This blog has evolved over time into a rather eclectic collection of my thoughts, experiences, poetry, photographs, music I enjoy and moments of appreciation. It began, however, from emails I sent out to family and friends in the weeks after the death of my amazing mother, Tessa Cousins, on the 31st May 2011, following a rockfall whilst climbing on the Cioch Direct ascent in the Isle of Skye’s Cuillin hills.
Tessa and her partner of 15 years, Dirk Versfeld, had travelled from South Africa for a holiday exploration of Scotland with my family and I, but we had separated the morning before the accident – we were to travel to Angus to research the roots of my husband Clive’s family, and Tessa and Dirk to Skye to indulge their passion for climbing, if the weather improved, and enjoy some time alone. We were due to meet up again in Edinburgh on Wednesday, to travel together by train back to London on Thursday 2nd June.

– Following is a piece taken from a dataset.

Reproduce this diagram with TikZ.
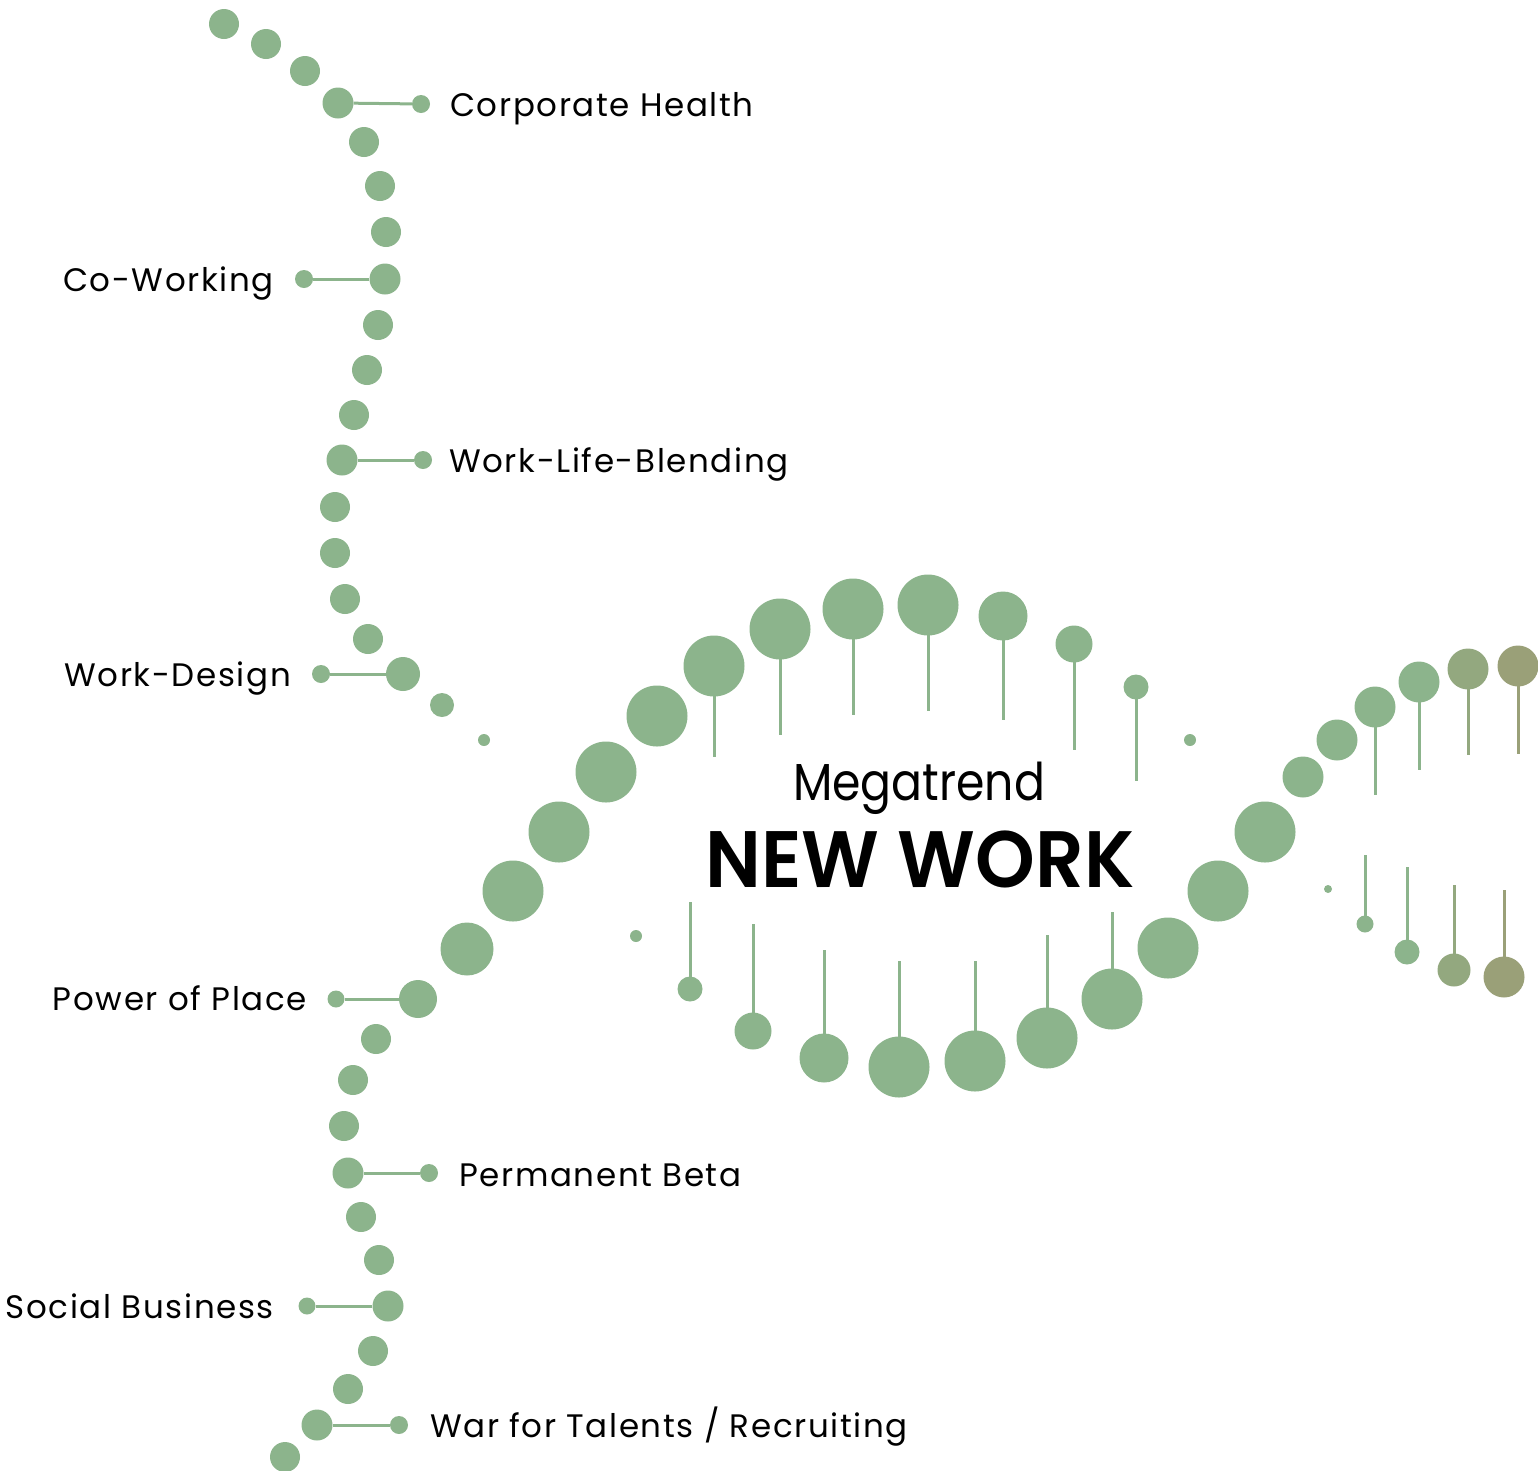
\documentclass[tikz,border=0pt]{standalone}
\usepackage{fontspec}
\setmainfont{Poppins}[BoldFont={Poppins SemiBold}]
\definecolor{dna}{HTML}{8CB48C}
\definecolor{dnaA}{HTML}{8FAE86}
\definecolor{dnaB}{HTML}{93A87F}
\definecolor{dnaC}{HTML}{9AA078}
\begin{document}
\begin{tikzpicture}[x=1pt,y=-1pt,
  dot/.style={circle,fill=dna,draw=none,inner sep=0pt,minimum size=#1},
  dot/.default=30,
  conn/.style={draw=dna,line width=3pt},
  lbl/.style={font=\fontsize{32.5}{38}\selectfont\addfontfeatures{LetterSpace=5},text=black,inner sep=0pt}]
\useasboundingbox (0,0) rectangle (1538,1470);
% ---- left strand, upper part
\foreach \n/\x/\y/\s in {a1/224/24/30,a2/266/44/30,a3/305/71/30,a4/338/103/31,a5/364/142/30,a6/380/186/30,a7/386/232/30,a8/385/279/31,a9/378/325/30,a10/367/370/30,a11/354/415/30,a12/342/460/31,a13/335/507/30,a14/335/553/30,a15/345/599/30,a16/368/639/30,a17/403/674/34,a18/442/705/24,a19/484/740/12}
  \node[dot=\s] (\n) at (\x,\y) {};
% ---- left strand, lower part
\foreach \n/\x/\y/\s in {b1/418/999/38,b2/376/1039/30,b3/353/1080/30,b4/344/1126/30,b5/348/1173/31,b6/361/1217/30,b7/379/1260/30,b8/388/1306/31,b9/373/1351/30,b10/348/1389/30,b11/317/1425/31,b12/285/1457/30}
  \node[dot=\s] (\n) at (\x,\y) {};
% ---- end dots of the label connectors
\node[dot=18] (e1) at (421,104) {};
\node[dot=18] (e2) at (304,279) {};
\node[dot=18] (e3) at (423,460) {};
\node[dot=18] (e4) at (321,674) {};
\node[dot=17] (e5) at (336,999) {};
\node[dot=18] (e6) at (429,1173) {};
\node[dot=17] (e7) at (307,1306) {};
\node[dot=18] (e8) at (399,1425) {};
\draw[conn] (a4) -- (e1);
\draw[conn] (a8) -- (e2);
\draw[conn] (a12) -- (e3);
\draw[conn] (a17) -- (e4);
\draw[conn] (b1) -- (e5);
\draw[conn] (b5) -- (e6);
\draw[conn] (b8) -- (e7);
\draw[conn] (b11) -- (e8);
% ---- labels
\node[lbl,anchor=base west] (t1) at (450,116) {Corporate Health};
\node[lbl,anchor=base east] (t2) at (274,291) {Co-Working};
\node[lbl,anchor=base west] (t3) at (449,472) {Work-Life-Blending};
\node[lbl,anchor=base east] (t4) at (291,686) {Work-Design};
\node[lbl,anchor=base east] (t5) at (307,1010) {Power of Place};
\node[lbl,anchor=base west] (t6) at (459,1186) {Permanent Beta};
\node[lbl,anchor=base east] (t7) at (274,1318) {Social Business};
\node[lbl,anchor=base west] (t8) at (430,1437) {War for Talents / Recruiting};
% ---- big strand rising from lower left to upper right (upper arc)
\foreach \n/\x/\y/\s in {u1/467/949/53,u2/513/891/61,u3/559/832/61,u4/606/772/61,u5/657/716/61,u6/714/666/61,u7/780/629/61,u8/853/609/61,u9/928/605/61,u10/1003/616/49,u11/1074/644/37,u12/1136/687/25,u13/1190/740/12}
  \node[dot=\s] (\n) at (\x,\y) {};
% ---- lower arc
\foreach \n/\x/\y/\s in {w1/636/936/12,w2/690/989/25,w3/753/1031/37,w4/824/1058/49,w5/899/1067/61,w6/975/1061/61,w7/1047/1038/61,w8/1112/999/61,w9/1168/948/61,w10/1218/891/61,w11/1265/832/61,w12/1303/777/41,w13/1337/740/41,w14/1375/707/41,w15/1419/682/41}
  \node[dot=\s] (\n) at (\x,\y) {};
\node[dot=41,fill=dnaB] (w16) at (1468,669) {};
\node[dot=41,fill=dnaC] (w17) at (1518,666) {};
% ---- right lower small dots
\node[dot=8] (r1) at (1328,889) {};
\node[dot=17] (r2) at (1365,924) {};
\node[dot=25] (r3) at (1407,952) {};
\node[dot=33,fill=dnaB] (r4) at (1454,970) {};
\node[dot=41,fill=dnaC] (r5) at (1504,977) {};
% ---- stems
\foreach \n/\x/\y in {u6/714/757,u7/780/735,u8/853/715,u9/928/711,u10/1003/720,u11/1074/750,u12/1136/781,
  w2/690/902,w3/753/924,w4/824/950,w5/899/961,w6/975/961,w7/1047/935,w8/1112/912,
  w14/1375/795,w15/1419/770,r2/1365/855,r3/1407/867}
  {\coordinate (s\n) at (\x,\y); \draw[conn] (\n.center) -- (s\n);}
\coordinate (sw16) at (1468,755);
\coordinate (sw17) at (1518,754);
\coordinate (sr4) at (1454,885);
\coordinate (sr5) at (1504,890);
\draw[draw=dnaB,line width=3pt] (w16.center) -- (sw16);
\draw[draw=dnaC,line width=3pt] (w17.center) -- (sw17);
\draw[draw=dnaB,line width=3pt] (r4.center) -- (sr4);
\draw[draw=dnaC,line width=3pt] (r5.center) -- (sr5);
% ---- title
\node[anchor=base,inner sep=0pt] (m1) at (919,800) {\scalebox{0.88}[1]{\fontsize{52}{60}\selectfont Megatrend}};
\node[anchor=base,inner sep=0pt] (m2) at (920,887) {\scalebox{0.95}[1]{\fontsize{80}{90}\selectfont\bfseries NEW WORK}};
\end{tikzpicture}
\end{document}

A phone call on Tuesday night from my sister Elin in South Africa informed us of the most basic outline of what had happened – a large part of the rock face on which they were climbing had been dislodged and fallen onto Tessa and other climbers below; Tessa was dead, and Dirk was in Broadford hospital, near Skye, with a broken leg. As he was due to be transferred to Inverness during the night, we decided to head up to Raigmore hospital in Inverness early in the morning to meet him as he arrived by ambulance.
I began sending out email updates to keep all those anxiously awaiting news in South Africa informed, and with time these slowly began to include more of my reflections on death, life, and living with and without my mother. I was amazed at the hugely warm response I received from those who had read the emails, some of whom were family, friends and colleagues of Tessa and Dirk that I had never met. I began to receive an increasing number of messages from people saying that not only having the news, but hearing about my own grieving process, was immensely helpful for them within their own journey of coming to terms with the loss of Tessa – either because they were struggling to connect to their own sense of loss, or because hearing that I was experiencing the same things as they had normalised the experience and made them more able to accept their own emotions.
It was then suggested that I put my emails into a blog. One of my mother’s best friends wrote to me recently saying, “I know you’ve thought about this and I’ve said I think it’s a brilliant idea but really, do think about blogging all this writing. It’s such an amazing discussion of living, dying, mourning, and reflections on being a mother and daughter. It would be good to share it more widely, I think.”
And so the blog was born!
A note on the photographs: the initial photographs I used in the top banner of my blog page were taken on a Canon 450D – my birthday gift that year from my mother and other family members – while we were in Scotland, either during the holiday, or just after my mother’s death. With time I have gradually started to incorporate photographs I have taken subsequently as well; you will find most of them hidden within my blog posts, which will explain their origins.